**Directions**
From the first line of the data below through the line bearing "import seaborn as sns", reproduce each line exactly; do not include pictures.

**** Source data

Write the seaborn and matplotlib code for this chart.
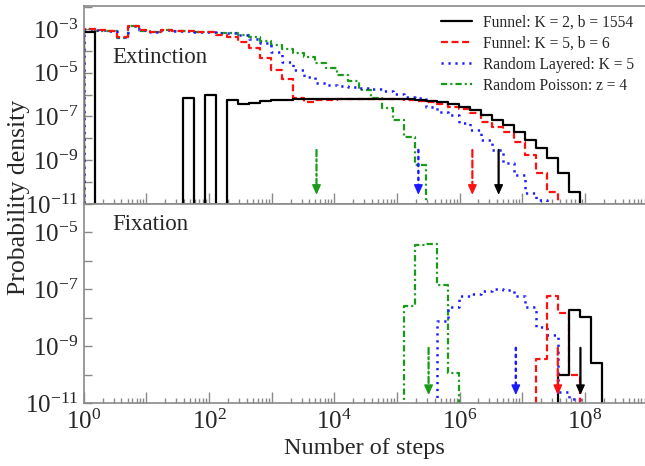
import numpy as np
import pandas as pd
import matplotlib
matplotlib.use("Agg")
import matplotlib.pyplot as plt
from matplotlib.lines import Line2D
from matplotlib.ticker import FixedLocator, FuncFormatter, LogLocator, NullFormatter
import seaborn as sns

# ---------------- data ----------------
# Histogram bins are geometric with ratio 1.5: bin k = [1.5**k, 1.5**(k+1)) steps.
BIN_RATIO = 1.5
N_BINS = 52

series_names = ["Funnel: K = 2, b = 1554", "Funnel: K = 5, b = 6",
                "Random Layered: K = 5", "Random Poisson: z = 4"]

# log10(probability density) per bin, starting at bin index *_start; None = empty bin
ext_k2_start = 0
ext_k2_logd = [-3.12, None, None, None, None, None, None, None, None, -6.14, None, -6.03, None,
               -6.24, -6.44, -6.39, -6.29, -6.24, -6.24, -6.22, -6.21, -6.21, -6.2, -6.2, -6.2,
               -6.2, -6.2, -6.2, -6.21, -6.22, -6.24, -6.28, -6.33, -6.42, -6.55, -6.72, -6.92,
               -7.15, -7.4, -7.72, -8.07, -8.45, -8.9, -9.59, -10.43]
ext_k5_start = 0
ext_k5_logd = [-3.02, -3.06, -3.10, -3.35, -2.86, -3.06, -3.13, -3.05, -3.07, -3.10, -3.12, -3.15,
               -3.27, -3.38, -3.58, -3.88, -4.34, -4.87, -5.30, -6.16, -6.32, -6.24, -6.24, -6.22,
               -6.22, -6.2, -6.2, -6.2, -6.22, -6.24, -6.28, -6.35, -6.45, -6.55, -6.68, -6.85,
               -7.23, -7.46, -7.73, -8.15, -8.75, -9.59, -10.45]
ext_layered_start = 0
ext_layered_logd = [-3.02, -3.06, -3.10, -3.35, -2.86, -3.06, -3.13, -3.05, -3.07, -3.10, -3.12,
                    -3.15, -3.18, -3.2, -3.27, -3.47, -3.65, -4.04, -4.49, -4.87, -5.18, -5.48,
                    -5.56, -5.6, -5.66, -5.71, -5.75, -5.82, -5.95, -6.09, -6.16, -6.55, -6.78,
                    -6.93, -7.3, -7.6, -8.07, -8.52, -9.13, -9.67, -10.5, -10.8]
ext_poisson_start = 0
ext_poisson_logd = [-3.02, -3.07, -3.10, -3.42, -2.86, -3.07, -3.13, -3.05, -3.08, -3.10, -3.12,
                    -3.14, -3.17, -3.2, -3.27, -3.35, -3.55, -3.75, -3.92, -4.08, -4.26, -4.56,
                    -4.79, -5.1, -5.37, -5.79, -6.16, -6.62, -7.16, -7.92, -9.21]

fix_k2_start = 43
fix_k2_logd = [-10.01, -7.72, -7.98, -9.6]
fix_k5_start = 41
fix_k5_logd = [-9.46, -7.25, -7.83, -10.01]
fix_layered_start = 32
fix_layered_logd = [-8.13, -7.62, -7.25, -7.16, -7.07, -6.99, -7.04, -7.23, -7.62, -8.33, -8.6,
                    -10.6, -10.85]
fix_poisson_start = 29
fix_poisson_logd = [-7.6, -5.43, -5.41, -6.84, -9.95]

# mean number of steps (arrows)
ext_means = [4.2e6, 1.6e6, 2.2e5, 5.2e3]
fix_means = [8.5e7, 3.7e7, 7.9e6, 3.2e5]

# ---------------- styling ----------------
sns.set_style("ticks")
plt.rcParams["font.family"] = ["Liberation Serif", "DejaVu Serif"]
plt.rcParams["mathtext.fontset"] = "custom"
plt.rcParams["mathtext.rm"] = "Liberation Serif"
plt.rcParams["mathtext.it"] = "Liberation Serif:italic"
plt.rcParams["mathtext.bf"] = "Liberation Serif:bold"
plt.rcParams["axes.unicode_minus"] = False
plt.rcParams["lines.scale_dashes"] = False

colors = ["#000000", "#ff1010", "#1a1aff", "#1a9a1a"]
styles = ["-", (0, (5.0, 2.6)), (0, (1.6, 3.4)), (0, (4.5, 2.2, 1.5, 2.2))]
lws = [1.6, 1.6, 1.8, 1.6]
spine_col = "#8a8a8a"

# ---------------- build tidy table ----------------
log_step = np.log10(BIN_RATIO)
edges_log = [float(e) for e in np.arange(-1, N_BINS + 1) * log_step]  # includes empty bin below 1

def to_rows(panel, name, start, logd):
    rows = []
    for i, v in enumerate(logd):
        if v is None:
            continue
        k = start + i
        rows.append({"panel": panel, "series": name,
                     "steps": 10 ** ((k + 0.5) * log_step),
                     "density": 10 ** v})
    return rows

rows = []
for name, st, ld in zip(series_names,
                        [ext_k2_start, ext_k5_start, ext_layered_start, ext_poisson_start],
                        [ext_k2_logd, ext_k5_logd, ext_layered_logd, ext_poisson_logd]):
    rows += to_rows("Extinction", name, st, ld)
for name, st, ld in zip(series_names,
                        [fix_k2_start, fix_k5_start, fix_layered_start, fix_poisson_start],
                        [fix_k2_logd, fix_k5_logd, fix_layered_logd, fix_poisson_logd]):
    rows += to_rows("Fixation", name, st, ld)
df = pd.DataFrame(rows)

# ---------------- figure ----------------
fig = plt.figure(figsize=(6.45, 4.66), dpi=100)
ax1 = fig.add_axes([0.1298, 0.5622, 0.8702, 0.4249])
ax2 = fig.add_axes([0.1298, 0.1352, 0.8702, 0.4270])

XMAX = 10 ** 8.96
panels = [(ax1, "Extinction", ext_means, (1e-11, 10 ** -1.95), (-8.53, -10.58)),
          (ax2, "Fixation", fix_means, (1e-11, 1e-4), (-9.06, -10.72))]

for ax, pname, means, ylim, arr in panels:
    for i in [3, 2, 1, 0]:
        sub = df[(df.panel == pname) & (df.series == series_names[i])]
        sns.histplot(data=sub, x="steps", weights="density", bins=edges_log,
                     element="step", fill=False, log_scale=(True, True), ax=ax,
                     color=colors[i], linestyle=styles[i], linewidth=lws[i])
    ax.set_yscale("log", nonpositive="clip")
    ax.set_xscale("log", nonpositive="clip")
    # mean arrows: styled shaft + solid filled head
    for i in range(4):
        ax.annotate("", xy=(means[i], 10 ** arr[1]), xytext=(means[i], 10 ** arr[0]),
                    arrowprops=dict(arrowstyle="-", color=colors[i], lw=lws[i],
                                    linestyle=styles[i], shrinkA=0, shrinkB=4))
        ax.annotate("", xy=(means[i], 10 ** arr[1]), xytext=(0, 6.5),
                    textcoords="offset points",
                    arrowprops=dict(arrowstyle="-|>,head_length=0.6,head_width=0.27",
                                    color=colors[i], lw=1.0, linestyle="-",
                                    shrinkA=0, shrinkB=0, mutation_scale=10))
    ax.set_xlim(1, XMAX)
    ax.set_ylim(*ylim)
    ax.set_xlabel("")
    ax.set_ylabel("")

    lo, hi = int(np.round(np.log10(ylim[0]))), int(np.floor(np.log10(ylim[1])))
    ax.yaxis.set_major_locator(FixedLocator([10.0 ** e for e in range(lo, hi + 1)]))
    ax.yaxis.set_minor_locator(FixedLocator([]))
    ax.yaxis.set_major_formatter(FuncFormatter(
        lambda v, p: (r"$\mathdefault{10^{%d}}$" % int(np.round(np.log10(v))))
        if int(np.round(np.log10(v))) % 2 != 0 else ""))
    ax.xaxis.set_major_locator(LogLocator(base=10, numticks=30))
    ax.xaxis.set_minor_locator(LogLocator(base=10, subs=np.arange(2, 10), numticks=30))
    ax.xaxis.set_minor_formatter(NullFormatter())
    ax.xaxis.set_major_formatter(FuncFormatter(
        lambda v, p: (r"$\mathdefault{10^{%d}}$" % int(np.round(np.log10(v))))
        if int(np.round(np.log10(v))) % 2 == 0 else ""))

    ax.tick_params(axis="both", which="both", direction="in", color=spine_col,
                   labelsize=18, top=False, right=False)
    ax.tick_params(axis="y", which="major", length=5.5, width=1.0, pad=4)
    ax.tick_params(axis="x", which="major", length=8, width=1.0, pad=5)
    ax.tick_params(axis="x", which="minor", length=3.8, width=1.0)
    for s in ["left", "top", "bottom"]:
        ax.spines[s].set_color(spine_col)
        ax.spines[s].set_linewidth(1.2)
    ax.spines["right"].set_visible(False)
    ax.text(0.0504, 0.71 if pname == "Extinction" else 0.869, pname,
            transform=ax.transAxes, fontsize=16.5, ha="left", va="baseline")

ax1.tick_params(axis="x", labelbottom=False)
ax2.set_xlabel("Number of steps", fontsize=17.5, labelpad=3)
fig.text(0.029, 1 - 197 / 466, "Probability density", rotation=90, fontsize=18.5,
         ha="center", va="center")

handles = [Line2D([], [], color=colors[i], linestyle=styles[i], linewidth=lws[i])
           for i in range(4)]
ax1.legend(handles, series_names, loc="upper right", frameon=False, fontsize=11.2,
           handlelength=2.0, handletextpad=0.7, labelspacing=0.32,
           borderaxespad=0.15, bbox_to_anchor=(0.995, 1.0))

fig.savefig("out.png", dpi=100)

********

**Solution**
Write the seaborn and matplotlib code for this chart.
import numpy as np
import pandas as pd
import matplotlib
matplotlib.use("Agg")
import matplotlib.pyplot as plt
from matplotlib.lines import Line2D
from matplotlib.ticker import FixedLocator, FuncFormatter, LogLocator, NullFormatter
import seaborn as sns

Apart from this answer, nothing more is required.